Problems ahead for femtocell rollout


The challenge of improving mobile phone coverage in the UK looks set to be tackled by the widespread deployment of femtocells in residential and business premises, but backhaul networking remains a problem.

In a revealing discussion of both the practical applications and challenges facing femocell use, a panel session at the NetEvents technology conference in Faro examined the issue of femtocells as a solution to coverage and capacity shortfalls, as well as an alternative approach to cellular expansion.

Demand for small, localised expansion of the main mobile phone networks has come to a head thanks to the explosion in use of mobile broadband dongles, and increasing problems with signal strength inside buildings on 3G, where the lower density of network coverage has exposed the weakness of signals inside modern homes and offices where construction methods result in diminished wireless signal strength.

"Over the last 18 months, there has been a spectacular increase in mobile data traffic. The marketplace has moved from a few business users doing limited amounts of email to mainstream users accessing everything from YouTube to Facebook over a 10 a month dongle service," said Dean Bubley, founder of analyst firm Disruptive Analysis.

With data playing a bigger role in mobile phone service plans, coverage, particularly in offices and homes has to improve to ensure reliability gets closer to fixed line data and voice services.

"The mobile phone market has the biggest churn rate of any recurring subscription industry, and the main reason for that churn is poor signal quality or coverage," said Keith Day, vice president of marketing for femtocell maker Ubiquisys.

Femtocells are effectively small, localised mobile phone cell masts that can be positioned inside an office or a house or a campus in order to bolster poor coverage from a main cell mast. The femtocell connects to a conventional broadband connection, using the IP link as a backhaul for voice and data traffic back to the main operator network.

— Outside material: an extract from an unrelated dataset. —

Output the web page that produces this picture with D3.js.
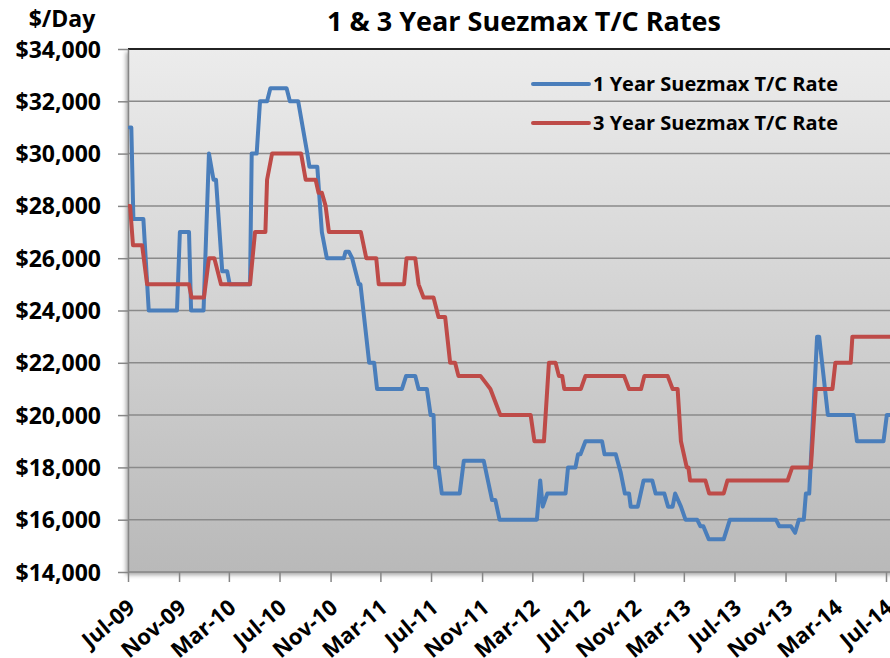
<!DOCTYPE html>
<html>
<head>
<meta charset="utf-8">
<script src="https://cdn.jsdelivr.net/npm/d3@7"></script>
<style>
	body { margin: 0; background: #fff; }
	svg text { font-family: 'Open Sans', 'DejaVu Sans', sans-serif; font-weight: 700; fill: #000; }
</style>
</head>
<body>
<svg id="chart" width="890" height="658"></svg>
<script>
'use strict'

// 1 year T/C rate ($/day)
const oneYearDates = [
	'2009-07-05', '2009-07-09', '2009-07-14', '2009-08-07', '2009-08-20', '2009-10-27', '2009-11-03', '2009-11-25',
	'2009-11-30', '2009-12-30', '2010-01-12', '2010-01-23', '2010-01-29', '2010-02-13', '2010-02-25', '2010-03-03',
	'2010-04-21', '2010-04-25', '2010-05-07', '2010-05-15', '2010-06-01', '2010-06-09', '2010-07-18', '2010-07-26',
	'2010-08-15', '2010-09-06', '2010-09-11', '2010-09-30', '2010-10-11', '2010-10-23', '2010-12-03', '2010-12-07',
	'2010-12-15', '2010-12-23', '2011-01-08', '2011-01-12', '2011-02-02', '2011-02-14', '2011-02-21', '2011-04-22',
	'2011-05-02', '2011-05-24', '2011-06-01', '2011-06-21', '2011-06-30', '2011-07-07', '2011-07-11', '2011-07-19',
	'2011-07-27', '2011-09-08', '2011-09-18', '2011-11-05', '2011-11-25', '2011-12-03', '2011-12-13', '2012-03-12',
	'2012-03-20', '2012-03-26', '2012-04-06', '2012-05-20', '2012-05-26', '2012-06-13', '2012-06-19', '2012-06-25',
	'2012-07-07', '2012-08-16', '2012-08-22', '2012-09-18', '2012-09-30', '2012-10-10', '2012-10-20', '2012-10-24',
	'2012-11-10', '2012-11-24', '2012-12-15', '2012-12-23', '2013-01-13', '2013-01-22', '2013-02-02', '2013-02-08',
	'2013-02-22', '2013-03-05', '2013-04-02', '2013-04-10', '2013-04-17', '2013-04-30', '2013-06-05', '2013-06-20',
	'2013-10-09', '2013-10-17', '2013-11-14', '2013-11-24', '2013-12-03', '2013-12-15', '2013-12-20', '2013-12-28',
	'2014-01-16', '2014-01-21', '2014-02-11', '2014-04-14', '2014-04-22', '2014-06-25', '2014-07-03', '2014-07-15'
]
const oneYearRates = [
	31000, 31000, 27500, 27500, 24000, 24000, 27000, 27000,
	24000, 24000, 30000, 29000, 29000, 25500, 25500, 25000,
	25000, 30000, 30000, 32000, 32000, 32500, 32500, 32000,
	32000, 30000, 29500, 29500, 27000, 26000, 26000, 26250,
	26250, 26000, 25000, 25000, 22000, 22000, 21000, 21000,
	21500, 21500, 21000, 21000, 20000, 20000, 18000, 18000,
	17000, 17000, 18250, 18250, 16750, 16750, 16000, 16000,
	17500, 16500, 17000, 17000, 18000, 18000, 18500, 18500,
	19000, 19000, 18500, 18500, 17800, 17000, 17000, 16500,
	16500, 17500, 17500, 17000, 17000, 16500, 16500, 17000,
	16500, 16000, 16000, 15750, 15750, 15250, 15250, 16000,
	16000, 15750, 15750, 15500, 16000, 16000, 17000, 17000,
	23000, 23000, 20000, 20000, 19000, 19000, 20000, 20000
]

// 3 year T/C rate ($/day)
const threeYearDates = [
	'2009-07-02', '2009-07-06', '2009-07-13', '2009-08-04', '2009-08-16', '2009-11-25', '2009-12-01', '2009-12-31',
	'2010-01-12', '2010-01-25', '2010-02-10', '2010-04-21', '2010-05-03', '2010-05-28', '2010-06-01', '2010-06-13',
	'2010-08-22', '2010-09-02', '2010-09-26', '2010-10-03', '2010-10-11', '2010-10-20', '2010-10-28', '2011-01-13',
	'2011-01-26', '2011-02-19', '2011-02-25', '2011-04-27', '2011-05-03', '2011-05-24', '2011-06-01', '2011-06-13',
	'2011-07-07', '2011-07-19', '2011-08-04', '2011-08-16', '2011-08-28', '2011-09-05', '2011-10-28', '2011-11-09',
	'2011-11-21', '2011-12-03', '2011-12-15', '2012-02-26', '2012-03-06', '2012-03-29', '2012-04-10', '2012-04-26',
	'2012-05-04', '2012-05-12', '2012-05-17', '2012-06-26', '2012-07-07', '2012-10-08', '2012-10-20', '2012-11-18',
	'2012-11-26', '2013-01-21', '2013-02-02', '2013-02-14', '2013-02-22', '2013-03-08', '2013-03-12', '2013-03-16',
	'2013-04-22', '2013-05-01', '2013-06-05', '2013-06-14', '2013-11-06', '2013-11-17', '2014-01-01', '2014-01-13',
	'2014-02-22', '2014-03-01', '2014-04-07', '2014-04-11', '2014-07-15'
]
const threeYearRates = [
	28000, 28000, 26500, 26500, 25000, 25000, 24500, 24500,
	26000, 26000, 25000, 25000, 27000, 27000, 29000, 30000,
	30000, 29000, 29000, 28500, 28500, 28000, 27000, 27000,
	26000, 26000, 25000, 25000, 26000, 26000, 25000, 24500,
	24500, 23750, 23750, 22000, 22000, 21500, 21500, 21250,
	21000, 20500, 20000, 20000, 19000, 19000, 22000, 22000,
	21500, 21500, 21000, 21000, 21500, 21500, 21000, 21000,
	21500, 21500, 21000, 21000, 19000, 18000, 18000, 17500,
	17500, 17000, 17000, 17500, 17500, 18000, 18000, 21000,
	21000, 22000, 22000, 23000, 23000
]

const seriesNames = ['1 Year Suezmax T/C Rate', '3 Year Suezmax T/C Rate']
const seriesColors = ['#4a7ebb', '#be4b48']
const yTicks = [14000, 16000, 18000, 20000, 22000, 24000, 26000, 28000, 30000, 32000, 34000]
const xTicks = ['2009-07-01', '2009-11-01', '2010-03-01', '2010-07-01', '2010-11-01', '2011-03-01', '2011-07-01',
	'2011-11-01', '2012-03-01', '2012-07-01', '2012-11-01', '2013-03-01', '2013-07-01', '2013-11-01', '2014-03-01', '2014-07-01']
const chartTitle = '1 & 3 Year Suezmax T/C Rates'
const yUnit = '$/Day'

const parseDate = d3.timeParse('%Y-%m-%d')

const series = [
	oneYearDates.map((d, i) => ({date: parseDate(d), value: oneYearRates[i]})),
	threeYearDates.map((d, i) => ({date: parseDate(d), value: threeYearRates[i]}))
]

const svg = d3.select('#chart')

const x = d3.scaleTime()
	.domain([parseDate('2009-07-01'), parseDate('2014-07-01')])
	.range([128, 886])

const y = d3.scaleLinear()
	.domain([14000, 34000])
	.range([572, 49])

const plot = {
	left: x.range()[0],
	right: x(parseDate('2014-08-01')),
	top: y(34000),
	bottom: y(14000)
}

const defs = svg.append('defs')

const grad = defs.append('linearGradient')
	.attr('id', 'plotBg')
	.attr('x1', 0).attr('y1', 0)
	.attr('x2', 0).attr('y2', 1)
grad.append('stop').attr('offset', '0%').attr('stop-color', '#ececec')
grad.append('stop').attr('offset', '100%').attr('stop-color', '#b9b9b9')

const shadow = defs.append('filter')
	.attr('id', 'plotShadow')
	.attr('x', '-5%').attr('y', '-5%')
	.attr('width', '110%').attr('height', '110%')
shadow.append('feDropShadow')
	.attr('dx', -2)
	.attr('dy', 3)
	.attr('stdDeviation', 2)
	.attr('flood-color', '#000')
	.attr('flood-opacity', 0.35)

defs.append('clipPath')
	.attr('id', 'plotClip')
	.append('rect')
	.attr('x', plot.left)
	.attr('y', plot.top - 5)
	.attr('width', plot.right - plot.left)
	.attr('height', plot.bottom - plot.top + 5)

svg.append('rect')
	.attr('x', plot.left)
	.attr('y', plot.top)
	.attr('width', plot.right - plot.left)
	.attr('height', plot.bottom - plot.top)
	.attr('fill', 'url(#plotBg)')
	.attr('filter', 'url(#plotShadow)')

// gridlines
svg.append('g')
	.selectAll('line')
	.data(yTicks.filter((t) => t > 14000))
	.enter()
	.append('line')
	.attr('x1', plot.left)
	.attr('x2', plot.right)
	.attr('y1', (d) => y(d))
	.attr('y2', (d) => y(d))
	.attr('stroke', (d) => d === 34000 ? '#222' : '#8a8a8a')
	.attr('stroke-width', (d) => d === 34000 ? 2 : 1.5)

// y axis
const yAxis = svg.append('g')
	.attr('transform', `translate(${plot.left},0)`)
	.call(d3.axisLeft(y)
		.tickValues(yTicks)
		.tickSize(10)
		.tickSizeOuter(0)
		.tickPadding(17)
		.tickFormat(d3.format('$,')))
yAxis.select('.domain').attr('stroke', '#868686').attr('stroke-width', 1.5)
yAxis.selectAll('.tick line').attr('stroke', '#868686').attr('stroke-width', 1.5)
yAxis.selectAll('text')
	.style('font-size', '23px')
	.attr('dy', '0.35em')

// x axis
const xAxis = svg.append('g')
	.attr('transform', `translate(0,${plot.bottom})`)
	.call(d3.axisBottom(x)
		.tickValues(xTicks.map(parseDate))
		.tickSize(10)
		.tickSizeOuter(0)
		.tickFormat(d3.timeFormat('%b-%y')))
xAxis.select('.domain')
	.attr('d', `M${plot.left},0H${plot.right}`)
	.attr('stroke', '#868686')
	.attr('stroke-width', 1.5)
xAxis.selectAll('.tick line').attr('stroke', '#868686').attr('stroke-width', 1.5)
xAxis.selectAll('text')
	.style('font-size', '22px')
	.attr('text-anchor', 'end')
	.attr('x', 0)
	.attr('y', 0)
	.attr('dy', null)
	.attr('transform', 'translate(8,38) rotate(-40)')

// series lines
const line = d3.line()
	.x((d) => x(d.date))
	.y((d) => y(d.value))

svg.append('g')
	.attr('clip-path', 'url(#plotClip)')
	.selectAll('path')
	.data(series)
	.enter()
	.append('path')
	.attr('d', line)
	.attr('fill', 'none')
	.attr('stroke', (d, i) => seriesColors[i])
	.attr('stroke-width', 4)
	.attr('stroke-linejoin', 'round')
	.attr('stroke-linecap', 'round')

// title and unit label
svg.append('text')
	.attr('x', 524)
	.attr('y', 31)
	.attr('text-anchor', 'middle')
	.style('font-size', '27px')
	.text(chartTitle)

svg.append('text')
	.attr('x', 62)
	.attr('y', 27)
	.attr('text-anchor', 'middle')
	.style('font-size', '23px')
	.text(yUnit)

// legend
const legend = svg.append('g')
	.selectAll('g')
	.data(seriesNames)
	.enter()
	.append('g')
	.attr('transform', (d, i) => `translate(533,${84 + i * 39})`)

legend.append('line')
	.attr('x1', 0)
	.attr('x2', 56)
	.attr('stroke', (d, i) => seriesColors[i])
	.attr('stroke-width', 4)
	.attr('stroke-linecap', 'round')

legend.append('text')
	.attr('x', 60)
	.attr('dy', '0.35em')
	.style('font-size', '20px')
	.text((d) => d)
</script>
</body>
</html>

Several trials have already taken place, most notably an NEC trial with O2 in the UK, and the first public femtocells are expected to go on sale by the end of the year, many being packaged with a DSL broadband service or a mobile phone contract.

However, connecting a femtocell to a broadband network operated by an ISP not owned by or affiliated to a mobile operator will be resisted, with many networks already stating their unwillingness to carry such traffic without additional remuneration, either from the mobile operator or the end user.

The panel, which also included representatives from Motorola and wireless networking specialist Trapeze Networks confirmed that the issue of how to compensate and gain co-operation from ISPs to carry femtocell voice and data traffic remains unresolved.

"The wider backhaul issue for femtocells needs to be addressed before adoption can grow," said Michael Coci, product technical director for Europe at Trapeze.

Until then, mobile networks are expected to concentrate on selling femtocells for use only on their own broadband connections, thus avoiding problems with ISPs penalising users for reselling their connections, or blocking femtocell traffic.